AI relocatable run-time API
The proposed API, referred to as the AI relocatable runtime API,
manages the relocatable binary model and is comparable to the
embedded inference client API (refer to API) for the standard
approach. Only the create and initialize functions have been
enhanced to account for the specificities. All functions are
prefixed with ai_rel_network_ and are independent of
the C name of the model. They are defined and implemented in the
ai_reloc_network.c/.h files, located in the
$STEDGEAI_CORE_DIR/Middlewares/ST/AI/Reloc/ folder.
ai_rel_network_rt_get_info()
ai_error ai_rel_network_rt_get_info(const void* obj, ai_rel_network_info* rt);Allows retrieving the dimensioning information required to instantiate a relocatable binary model.
{AI_ERROR_INVALID_HANDLE, AI_ERROR_CODE_INVALID_PTR}errors are returned if the referenced object is not valid (for example, invalid signature or the address is not aligned on 4 bytes).

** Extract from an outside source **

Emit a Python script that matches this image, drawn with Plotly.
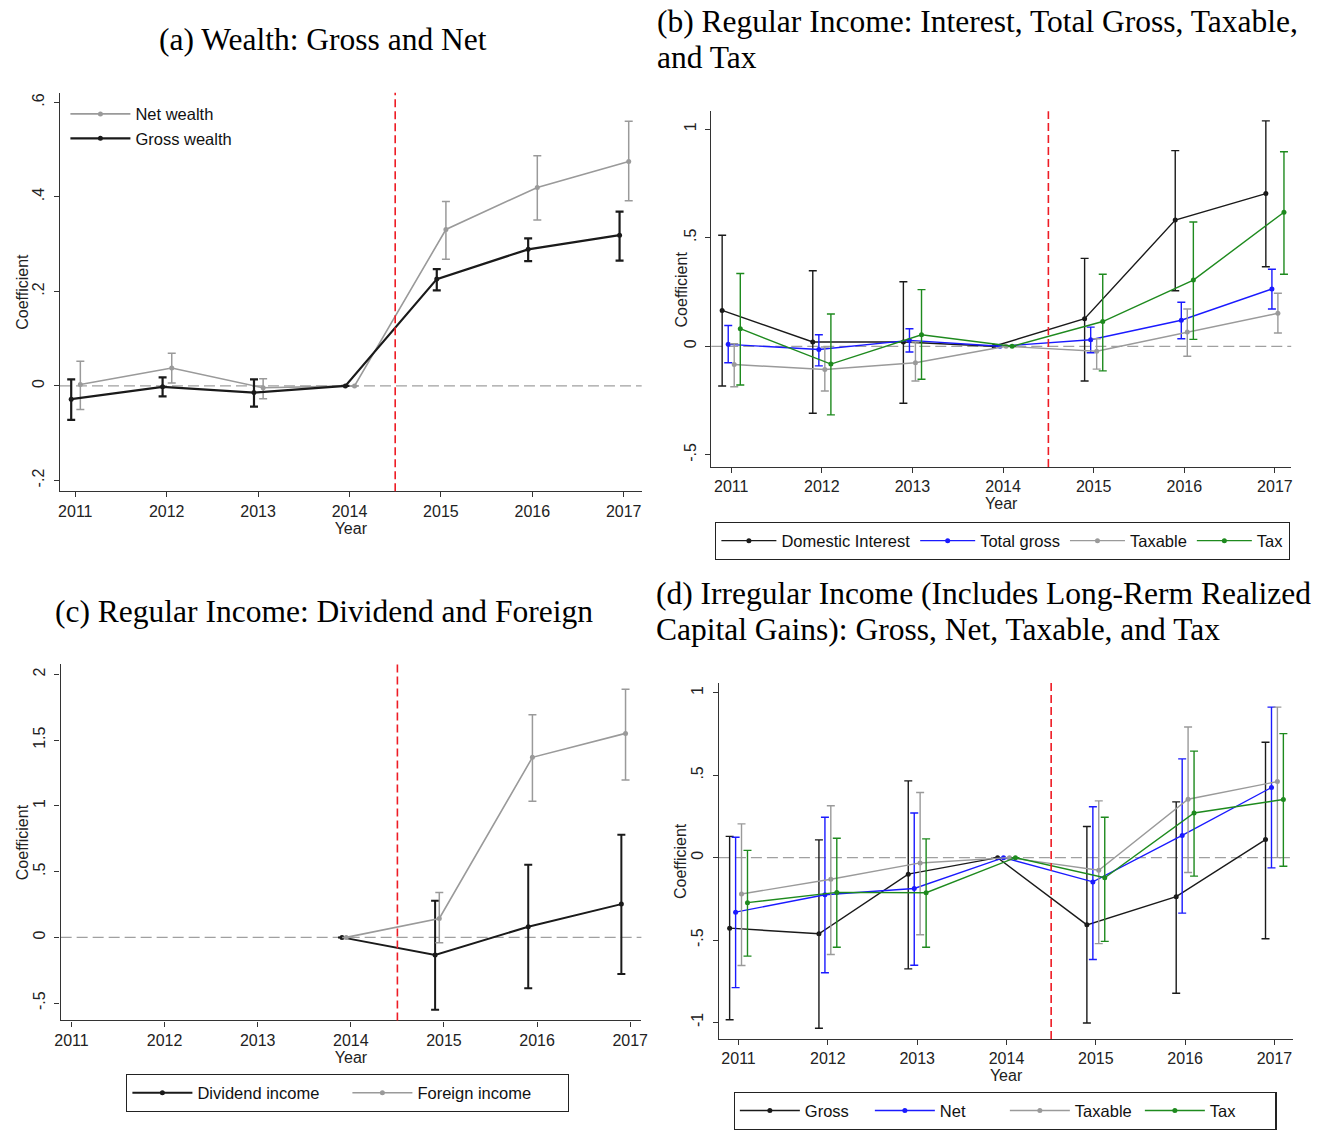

The table below describes the fields available in the returned
ai_rel_network_info C-struct:
| field | description |
|---|---|
c_name |
Pointer to the user C-name of the generated model (for debugging purposes). |
variant |
32-bit word. Handles the AI RT version, requested Cortex-M ID, etc. |
code_sz |
Code size in bytes (excluding the weight section). |
weights\weights_sz |
Address/size (in bytes) of the weight section, if available. |
acts_sz |
Requested activations size (RAM metric) to run the model. |
rt_ram_xip |
Requested RAM size (in bytes) to install the model in XIP mode. |
rt_ram_copy |
Requested RAM size (in bytes) to install the model in COPY mode |
ai_rel_network_load_and_create()
ai_error ai_rel_network_load_and_create(const void* obj, ai_handle ram_addr,
ai_size ram_size, uint32_t mode, ai_handle* hdl);
ai_handle ai_rel_network_destroy(ai_handle hdl);Create and install an instance of the relocatable binary model,
referenced by obj. Provide a read-write (RW) memory buffer,
defined by ram_addr and ram_size, to create the
data sections (.data, .bss, .got) and resolve internal
references during the relocation process. The mode parameter
specifies the expected execution mode. Retrieve the expected size
for the AI runtime (RT) RAM buffer using the ai_rel_network_rt_get_info()
function.
| mode | description |
|---|---|
AI_RELOC_RT_LOAD_MODE_XIP |
XIP execution mode is requested |
AI_RELOC_RT_LOAD_MODE_COPY |
COPY execution mode is requested |
ai_handlereferences a run-time context (opaque object) which must be used for the other functions.- before to create the instance, Cortex-M id is verified. If requested the function checks also if the FPU is enable.
Note
If ram_addr or/and ram_size are
NULL, default allocation is done through the system
heap. Behavior can be overwritten in the
ai_reloc_network.c file, see
AI_RELOC_MALLOC macro definition.
ai_rel_network_init()
ai_bool ai_rel_network_init(ai_handle hdl, const ai_handle *weights,
const ai_handle *act);Finalizes the initialization of the instance with the addresses of the weights and the activations buffer.
- if the weights are stored in the relocatable binary object,
ai_rel_network_rt_get_info()should be used to retrieve the address. - as for the “static` approach, an activations buffer (or multiple) should be also provided.
ai_handle weights_addr;
ai_handle activations;
...
const ai_handle acts[] = { activations };
res = ai_rel_network_init(net, &weights_addr, acts))
...ai_rel_network_get_info()
ai_bool ai_rel_network_get_info(ai_handle hdl, ai_network_report* report);Allow to retrieve the run-time data attributes of an instantiated
model. Refer to ai_platform.h file to show the detail
of the returned ai_network_report C-struct. It should
be called after the call of ai_rel_network_init().
ai_rel_network_get_error()
ai_error ai_rel_network_get_error(ai_handle hdl);Return the 1st error reported during the execution of a
ai_network_xxx() function.
- see
ai_platform.hfile to have the list of the returned error type (ai_error_type) and associated code (ai_error_code).
ai_rel_network_run()
ai_i32 ai_rel_network_run(ai_handle hdl, const ai_buffer* input, ai_buffer* output);Perform one or the inferences. The input and output buffer
parameters (ai_buffer type) allow to provide the input
tensors and to store the predicted output tensors respectively
(refer to [“IO tensor description” [API]][API_io_tensor]
section).
ai_rel_platform_observer_register()
ai_bool ai_rel_platform_observer_register(ai_handle hdl,
ai_observer_node_cb cb, ai_handle cookie, ai_u32 flags);
ai_bool ai_rel_platform_observer_unregister(ai_handle hdl,
ai_observer_node_cb cb, ai_handle cookie);
ai_bool ai_rel_platform_observer_node_info(ai_handle hdl,
ai_observer_node *node_info);As for the “static” approach, these functions allow the registration of a user callback to be notified before or after the execution of a c-node. There are no restrictions on using the Platform Observer API with a relocatable binary model.